start MATERIAL TO PROCESS

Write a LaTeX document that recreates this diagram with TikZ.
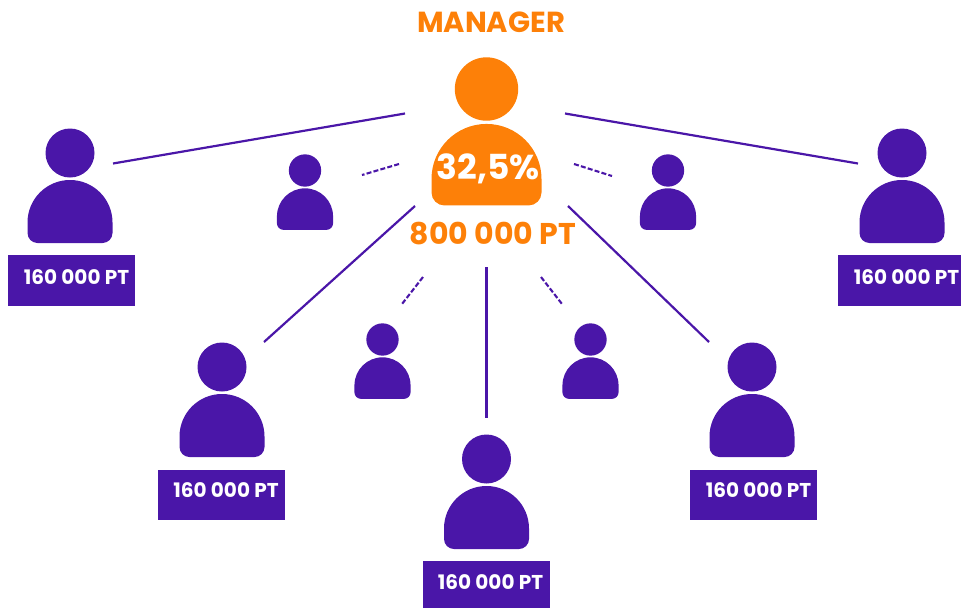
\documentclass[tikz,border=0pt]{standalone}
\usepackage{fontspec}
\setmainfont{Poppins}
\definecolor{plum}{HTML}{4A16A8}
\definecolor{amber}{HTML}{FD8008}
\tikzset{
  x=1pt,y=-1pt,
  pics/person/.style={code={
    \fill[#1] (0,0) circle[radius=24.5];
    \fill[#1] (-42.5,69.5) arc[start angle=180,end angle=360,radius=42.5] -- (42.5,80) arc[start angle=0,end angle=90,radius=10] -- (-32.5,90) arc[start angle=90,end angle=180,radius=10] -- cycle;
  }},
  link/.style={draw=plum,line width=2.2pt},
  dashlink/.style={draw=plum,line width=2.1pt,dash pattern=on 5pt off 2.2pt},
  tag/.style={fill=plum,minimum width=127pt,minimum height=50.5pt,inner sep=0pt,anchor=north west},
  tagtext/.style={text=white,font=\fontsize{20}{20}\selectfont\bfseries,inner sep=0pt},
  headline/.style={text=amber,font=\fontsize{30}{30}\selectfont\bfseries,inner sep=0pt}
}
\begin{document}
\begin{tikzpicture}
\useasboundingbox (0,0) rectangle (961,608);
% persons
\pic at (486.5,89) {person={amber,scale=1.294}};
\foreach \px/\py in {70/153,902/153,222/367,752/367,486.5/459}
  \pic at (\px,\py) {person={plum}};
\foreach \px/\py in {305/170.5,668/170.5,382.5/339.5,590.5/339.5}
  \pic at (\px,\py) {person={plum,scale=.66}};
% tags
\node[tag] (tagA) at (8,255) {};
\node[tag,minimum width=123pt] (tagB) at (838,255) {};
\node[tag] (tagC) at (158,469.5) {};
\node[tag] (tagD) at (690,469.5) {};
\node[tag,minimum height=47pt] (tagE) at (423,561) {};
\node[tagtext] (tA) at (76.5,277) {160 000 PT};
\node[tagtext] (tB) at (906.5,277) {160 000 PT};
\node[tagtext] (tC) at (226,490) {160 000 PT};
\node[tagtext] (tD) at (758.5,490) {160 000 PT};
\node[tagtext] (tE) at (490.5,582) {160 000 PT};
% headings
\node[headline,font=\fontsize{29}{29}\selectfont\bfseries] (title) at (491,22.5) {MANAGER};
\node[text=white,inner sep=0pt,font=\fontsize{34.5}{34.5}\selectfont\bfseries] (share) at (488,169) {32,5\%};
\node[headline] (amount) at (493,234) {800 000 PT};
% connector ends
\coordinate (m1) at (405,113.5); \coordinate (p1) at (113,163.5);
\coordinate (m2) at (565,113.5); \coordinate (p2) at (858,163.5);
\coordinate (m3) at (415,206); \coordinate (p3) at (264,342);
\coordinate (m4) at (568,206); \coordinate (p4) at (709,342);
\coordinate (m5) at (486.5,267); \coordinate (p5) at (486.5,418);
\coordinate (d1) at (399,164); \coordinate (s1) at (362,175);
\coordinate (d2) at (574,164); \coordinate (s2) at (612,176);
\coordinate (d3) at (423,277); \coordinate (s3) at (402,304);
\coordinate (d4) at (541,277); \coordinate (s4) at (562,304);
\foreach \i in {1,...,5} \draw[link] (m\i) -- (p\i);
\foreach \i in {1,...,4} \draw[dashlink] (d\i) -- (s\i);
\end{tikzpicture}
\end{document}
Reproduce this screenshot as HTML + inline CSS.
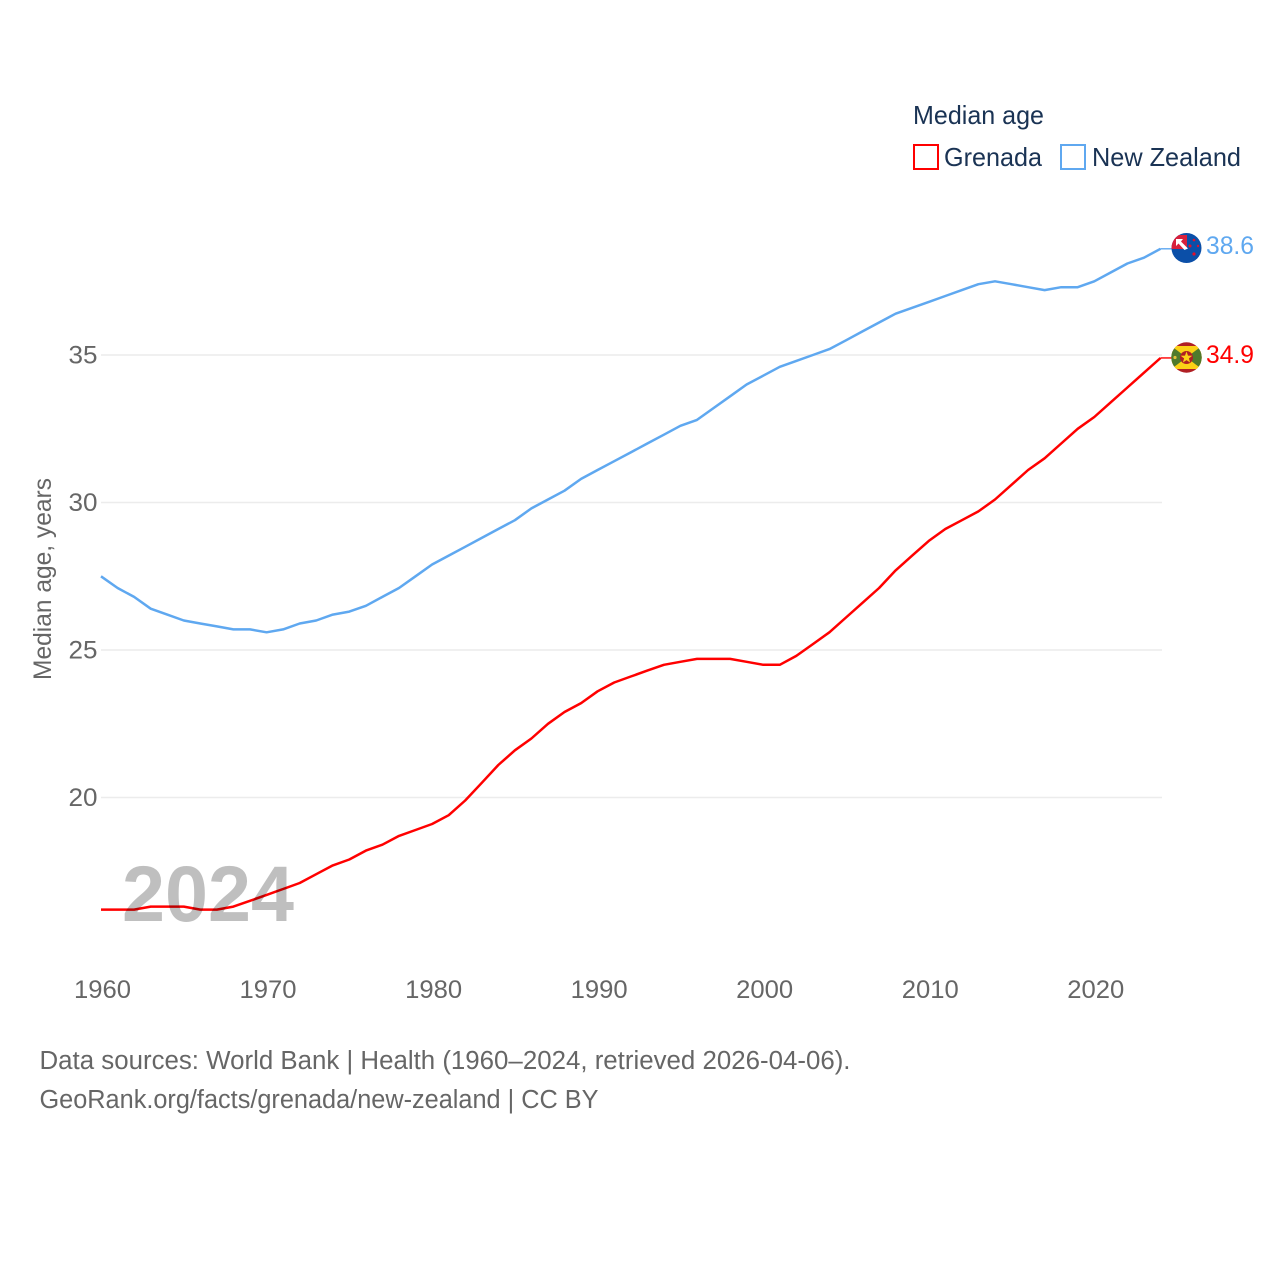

end MATERIAL TO PROCESS

## WRITTEN PROBLEM
Write the records out once more, exactly as they appear, with no pictures.

## THE REPLY
Write a LaTeX document that recreates this diagram with TikZ.
\documentclass[tikz,border=0pt]{standalone}
\usepackage{fontspec}
\setmainfont{Poppins}
\definecolor{plum}{HTML}{4A16A8}
\definecolor{amber}{HTML}{FD8008}
\tikzset{
  x=1pt,y=-1pt,
  pics/person/.style={code={
    \fill[#1] (0,0) circle[radius=24.5];
    \fill[#1] (-42.5,69.5) arc[start angle=180,end angle=360,radius=42.5] -- (42.5,80) arc[start angle=0,end angle=90,radius=10] -- (-32.5,90) arc[start angle=90,end angle=180,radius=10] -- cycle;
  }},
  link/.style={draw=plum,line width=2.2pt},
  dashlink/.style={draw=plum,line width=2.1pt,dash pattern=on 5pt off 2.2pt},
  tag/.style={fill=plum,minimum width=127pt,minimum height=50.5pt,inner sep=0pt,anchor=north west},
  tagtext/.style={text=white,font=\fontsize{20}{20}\selectfont\bfseries,inner sep=0pt},
  headline/.style={text=amber,font=\fontsize{30}{30}\selectfont\bfseries,inner sep=0pt}
}
\begin{document}
\begin{tikzpicture}
\useasboundingbox (0,0) rectangle (961,608);
% persons
\pic at (486.5,89) {person={amber,scale=1.294}};
\foreach \px/\py in {70/153,902/153,222/367,752/367,486.5/459}
  \pic at (\px,\py) {person={plum}};
\foreach \px/\py in {305/170.5,668/170.5,382.5/339.5,590.5/339.5}
  \pic at (\px,\py) {person={plum,scale=.66}};
% tags
\node[tag] (tagA) at (8,255) {};
\node[tag,minimum width=123pt] (tagB) at (838,255) {};
\node[tag] (tagC) at (158,469.5) {};
\node[tag] (tagD) at (690,469.5) {};
\node[tag,minimum height=47pt] (tagE) at (423,561) {};
\node[tagtext] (tA) at (76.5,277) {160 000 PT};
\node[tagtext] (tB) at (906.5,277) {160 000 PT};
\node[tagtext] (tC) at (226,490) {160 000 PT};
\node[tagtext] (tD) at (758.5,490) {160 000 PT};
\node[tagtext] (tE) at (490.5,582) {160 000 PT};
% headings
\node[headline,font=\fontsize{29}{29}\selectfont\bfseries] (title) at (491,22.5) {MANAGER};
\node[text=white,inner sep=0pt,font=\fontsize{34.5}{34.5}\selectfont\bfseries] (share) at (488,169) {32,5\%};
\node[headline] (amount) at (493,234) {800 000 PT};
% connector ends
\coordinate (m1) at (405,113.5); \coordinate (p1) at (113,163.5);
\coordinate (m2) at (565,113.5); \coordinate (p2) at (858,163.5);
\coordinate (m3) at (415,206); \coordinate (p3) at (264,342);
\coordinate (m4) at (568,206); \coordinate (p4) at (709,342);
\coordinate (m5) at (486.5,267); \coordinate (p5) at (486.5,418);
\coordinate (d1) at (399,164); \coordinate (s1) at (362,175);
\coordinate (d2) at (574,164); \coordinate (s2) at (612,176);
\coordinate (d3) at (423,277); \coordinate (s3) at (402,304);
\coordinate (d4) at (541,277); \coordinate (s4) at (562,304);
\foreach \i in {1,...,5} \draw[link] (m\i) -- (p\i);
\foreach \i in {1,...,4} \draw[dashlink] (d\i) -- (s\i);
\end{tikzpicture}
\end{document}
Reproduce this screenshot as HTML + inline CSS.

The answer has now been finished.